Copy out all the entries word for word.

====== Exercise materials ======

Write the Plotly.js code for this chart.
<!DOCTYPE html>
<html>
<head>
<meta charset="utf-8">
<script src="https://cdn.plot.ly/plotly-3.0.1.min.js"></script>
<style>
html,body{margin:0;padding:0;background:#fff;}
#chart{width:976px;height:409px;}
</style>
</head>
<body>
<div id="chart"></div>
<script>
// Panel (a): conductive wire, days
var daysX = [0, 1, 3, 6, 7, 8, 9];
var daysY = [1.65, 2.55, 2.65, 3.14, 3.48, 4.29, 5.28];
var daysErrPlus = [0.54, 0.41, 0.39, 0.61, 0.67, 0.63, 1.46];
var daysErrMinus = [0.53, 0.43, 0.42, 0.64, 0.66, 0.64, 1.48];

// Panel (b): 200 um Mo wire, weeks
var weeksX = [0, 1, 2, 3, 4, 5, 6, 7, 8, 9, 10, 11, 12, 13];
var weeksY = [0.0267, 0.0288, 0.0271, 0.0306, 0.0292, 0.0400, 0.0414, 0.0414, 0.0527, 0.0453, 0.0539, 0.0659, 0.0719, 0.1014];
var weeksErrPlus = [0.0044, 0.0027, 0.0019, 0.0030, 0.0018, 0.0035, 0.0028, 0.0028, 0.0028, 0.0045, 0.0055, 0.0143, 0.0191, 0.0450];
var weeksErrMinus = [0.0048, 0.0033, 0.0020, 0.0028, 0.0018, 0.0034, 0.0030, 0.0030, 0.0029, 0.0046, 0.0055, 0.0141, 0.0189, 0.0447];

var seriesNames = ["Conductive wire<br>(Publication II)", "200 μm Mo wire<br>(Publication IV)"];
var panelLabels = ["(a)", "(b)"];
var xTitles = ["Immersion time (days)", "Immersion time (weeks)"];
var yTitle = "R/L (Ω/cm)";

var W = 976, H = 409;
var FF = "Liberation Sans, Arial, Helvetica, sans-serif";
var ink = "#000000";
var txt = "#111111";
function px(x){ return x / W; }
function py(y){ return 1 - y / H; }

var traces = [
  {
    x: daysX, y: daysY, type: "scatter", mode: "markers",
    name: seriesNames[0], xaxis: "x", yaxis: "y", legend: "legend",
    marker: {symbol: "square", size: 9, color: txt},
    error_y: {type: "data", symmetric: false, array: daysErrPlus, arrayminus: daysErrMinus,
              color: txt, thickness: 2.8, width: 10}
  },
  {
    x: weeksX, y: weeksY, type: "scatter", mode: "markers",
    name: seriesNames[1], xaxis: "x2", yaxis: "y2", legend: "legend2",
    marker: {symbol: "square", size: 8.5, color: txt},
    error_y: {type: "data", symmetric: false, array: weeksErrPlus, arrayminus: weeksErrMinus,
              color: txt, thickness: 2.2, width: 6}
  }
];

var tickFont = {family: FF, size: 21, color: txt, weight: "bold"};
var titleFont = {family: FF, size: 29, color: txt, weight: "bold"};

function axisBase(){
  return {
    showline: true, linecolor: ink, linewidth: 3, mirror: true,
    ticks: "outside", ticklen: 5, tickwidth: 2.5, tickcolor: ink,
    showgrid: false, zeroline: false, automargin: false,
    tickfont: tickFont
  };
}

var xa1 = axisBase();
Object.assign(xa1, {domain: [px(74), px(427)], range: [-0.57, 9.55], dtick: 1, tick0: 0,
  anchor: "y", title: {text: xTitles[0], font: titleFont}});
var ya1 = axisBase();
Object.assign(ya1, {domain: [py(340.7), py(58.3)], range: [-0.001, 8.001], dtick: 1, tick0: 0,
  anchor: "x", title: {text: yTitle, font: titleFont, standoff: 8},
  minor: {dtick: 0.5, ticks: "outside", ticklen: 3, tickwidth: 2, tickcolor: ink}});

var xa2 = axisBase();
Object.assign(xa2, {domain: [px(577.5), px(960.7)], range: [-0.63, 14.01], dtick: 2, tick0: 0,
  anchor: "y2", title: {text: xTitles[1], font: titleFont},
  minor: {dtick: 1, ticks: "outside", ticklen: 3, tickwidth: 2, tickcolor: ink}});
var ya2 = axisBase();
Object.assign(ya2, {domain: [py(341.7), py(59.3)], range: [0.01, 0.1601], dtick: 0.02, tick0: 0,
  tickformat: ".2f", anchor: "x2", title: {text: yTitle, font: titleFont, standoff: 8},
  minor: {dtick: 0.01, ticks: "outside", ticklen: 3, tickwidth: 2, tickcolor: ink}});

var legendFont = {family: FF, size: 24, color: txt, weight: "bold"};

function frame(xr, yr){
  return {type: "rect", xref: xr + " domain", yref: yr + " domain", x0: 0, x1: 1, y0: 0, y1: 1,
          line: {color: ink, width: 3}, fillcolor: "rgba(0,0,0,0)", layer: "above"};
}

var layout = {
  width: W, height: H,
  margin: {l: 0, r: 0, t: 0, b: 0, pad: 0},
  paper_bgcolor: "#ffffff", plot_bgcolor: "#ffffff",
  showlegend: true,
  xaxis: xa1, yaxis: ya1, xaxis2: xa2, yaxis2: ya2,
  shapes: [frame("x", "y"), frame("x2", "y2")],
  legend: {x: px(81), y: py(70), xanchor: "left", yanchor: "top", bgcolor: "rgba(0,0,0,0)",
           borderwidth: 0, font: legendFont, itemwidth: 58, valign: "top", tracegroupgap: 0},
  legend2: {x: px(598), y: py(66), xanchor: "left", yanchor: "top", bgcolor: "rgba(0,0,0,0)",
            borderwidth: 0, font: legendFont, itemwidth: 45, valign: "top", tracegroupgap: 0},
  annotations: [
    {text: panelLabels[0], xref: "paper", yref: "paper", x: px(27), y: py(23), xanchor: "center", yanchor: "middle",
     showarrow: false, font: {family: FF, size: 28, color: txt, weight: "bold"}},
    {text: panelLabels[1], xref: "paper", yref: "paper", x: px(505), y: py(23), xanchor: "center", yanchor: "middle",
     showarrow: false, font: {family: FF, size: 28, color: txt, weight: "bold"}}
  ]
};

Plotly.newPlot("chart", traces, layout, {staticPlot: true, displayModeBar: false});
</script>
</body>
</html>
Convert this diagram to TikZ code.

======

> **In response**:
Write the Plotly.js code for this chart.
<!DOCTYPE html>
<html>
<head>
<meta charset="utf-8">
<script src="https://cdn.plot.ly/plotly-3.0.1.min.js"></script>
<style>
html,body{margin:0;padding:0;background:#fff;}
#chart{width:976px;height:409px;}
</style>
</head>
<body>
<div id="chart"></div>
<script>
// Panel (a): conductive wire, days
var daysX = [0, 1, 3, 6, 7, 8, 9];
var daysY = [1.65, 2.55, 2.65, 3.14, 3.48, 4.29, 5.28];
var daysErrPlus = [0.54, 0.41, 0.39, 0.61, 0.67, 0.63, 1.46];
var daysErrMinus = [0.53, 0.43, 0.42, 0.64, 0.66, 0.64, 1.48];

// Panel (b): 200 um Mo wire, weeks
var weeksX = [0, 1, 2, 3, 4, 5, 6, 7, 8, 9, 10, 11, 12, 13];
var weeksY = [0.0267, 0.0288, 0.0271, 0.0306, 0.0292, 0.0400, 0.0414, 0.0414, 0.0527, 0.0453, 0.0539, 0.0659, 0.0719, 0.1014];
var weeksErrPlus = [0.0044, 0.0027, 0.0019, 0.0030, 0.0018, 0.0035, 0.0028, 0.0028, 0.0028, 0.0045, 0.0055, 0.0143, 0.0191, 0.0450];
var weeksErrMinus = [0.0048, 0.0033, 0.0020, 0.0028, 0.0018, 0.0034, 0.0030, 0.0030, 0.0029, 0.0046, 0.0055, 0.0141, 0.0189, 0.0447];

var seriesNames = ["Conductive wire<br>(Publication II)", "200 μm Mo wire<br>(Publication IV)"];
var panelLabels = ["(a)", "(b)"];
var xTitles = ["Immersion time (days)", "Immersion time (weeks)"];
var yTitle = "R/L (Ω/cm)";

var W = 976, H = 409;
var FF = "Liberation Sans, Arial, Helvetica, sans-serif";
var ink = "#000000";
var txt = "#111111";
function px(x){ return x / W; }
function py(y){ return 1 - y / H; }

var traces = [
  {
    x: daysX, y: daysY, type: "scatter", mode: "markers",
    name: seriesNames[0], xaxis: "x", yaxis: "y", legend: "legend",
    marker: {symbol: "square", size: 9, color: txt},
    error_y: {type: "data", symmetric: false, array: daysErrPlus, arrayminus: daysErrMinus,
              color: txt, thickness: 2.8, width: 10}
  },
  {
    x: weeksX, y: weeksY, type: "scatter", mode: "markers",
    name: seriesNames[1], xaxis: "x2", yaxis: "y2", legend: "legend2",
    marker: {symbol: "square", size: 8.5, color: txt},
    error_y: {type: "data", symmetric: false, array: weeksErrPlus, arrayminus: weeksErrMinus,
              color: txt, thickness: 2.2, width: 6}
  }
];

var tickFont = {family: FF, size: 21, color: txt, weight: "bold"};
var titleFont = {family: FF, size: 29, color: txt, weight: "bold"};

function axisBase(){
  return {
    showline: true, linecolor: ink, linewidth: 3, mirror: true,
    ticks: "outside", ticklen: 5, tickwidth: 2.5, tickcolor: ink,
    showgrid: false, zeroline: false, automargin: false,
    tickfont: tickFont
  };
}

var xa1 = axisBase();
Object.assign(xa1, {domain: [px(74), px(427)], range: [-0.57, 9.55], dtick: 1, tick0: 0,
  anchor: "y", title: {text: xTitles[0], font: titleFont}});
var ya1 = axisBase();
Object.assign(ya1, {domain: [py(340.7), py(58.3)], range: [-0.001, 8.001], dtick: 1, tick0: 0,
  anchor: "x", title: {text: yTitle, font: titleFont, standoff: 8},
  minor: {dtick: 0.5, ticks: "outside", ticklen: 3, tickwidth: 2, tickcolor: ink}});

var xa2 = axisBase();
Object.assign(xa2, {domain: [px(577.5), px(960.7)], range: [-0.63, 14.01], dtick: 2, tick0: 0,
  anchor: "y2", title: {text: xTitles[1], font: titleFont},
  minor: {dtick: 1, ticks: "outside", ticklen: 3, tickwidth: 2, tickcolor: ink}});
var ya2 = axisBase();
Object.assign(ya2, {domain: [py(341.7), py(59.3)], range: [0.01, 0.1601], dtick: 0.02, tick0: 0,
  tickformat: ".2f", anchor: "x2", title: {text: yTitle, font: titleFont, standoff: 8},
  minor: {dtick: 0.01, ticks: "outside", ticklen: 3, tickwidth: 2, tickcolor: ink}});

var legendFont = {family: FF, size: 24, color: txt, weight: "bold"};

function frame(xr, yr){
  return {type: "rect", xref: xr + " domain", yref: yr + " domain", x0: 0, x1: 1, y0: 0, y1: 1,
          line: {color: ink, width: 3}, fillcolor: "rgba(0,0,0,0)", layer: "above"};
}

var layout = {
  width: W, height: H,
  margin: {l: 0, r: 0, t: 0, b: 0, pad: 0},
  paper_bgcolor: "#ffffff", plot_bgcolor: "#ffffff",
  showlegend: true,
  xaxis: xa1, yaxis: ya1, xaxis2: xa2, yaxis2: ya2,
  shapes: [frame("x", "y"), frame("x2", "y2")],
  legend: {x: px(81), y: py(70), xanchor: "left", yanchor: "top", bgcolor: "rgba(0,0,0,0)",
           borderwidth: 0, font: legendFont, itemwidth: 58, valign: "top", tracegroupgap: 0},
  legend2: {x: px(598), y: py(66), xanchor: "left", yanchor: "top", bgcolor: "rgba(0,0,0,0)",
            borderwidth: 0, font: legendFont, itemwidth: 45, valign: "top", tracegroupgap: 0},
  annotations: [
    {text: panelLabels[0], xref: "paper", yref: "paper", x: px(27), y: py(23), xanchor: "center", yanchor: "middle",
     showarrow: false, font: {family: FF, size: 28, color: txt, weight: "bold"}},
    {text: panelLabels[1], xref: "paper", yref: "paper", x: px(505), y: py(23), xanchor: "center", yanchor: "middle",
     showarrow: false, font: {family: FF, size: 28, color: txt, weight: "bold"}}
  ]
};

Plotly.newPlot("chart", traces, layout, {staticPlot: true, displayModeBar: false});
</script>
</body>
</html>
Convert this diagram to TikZ code.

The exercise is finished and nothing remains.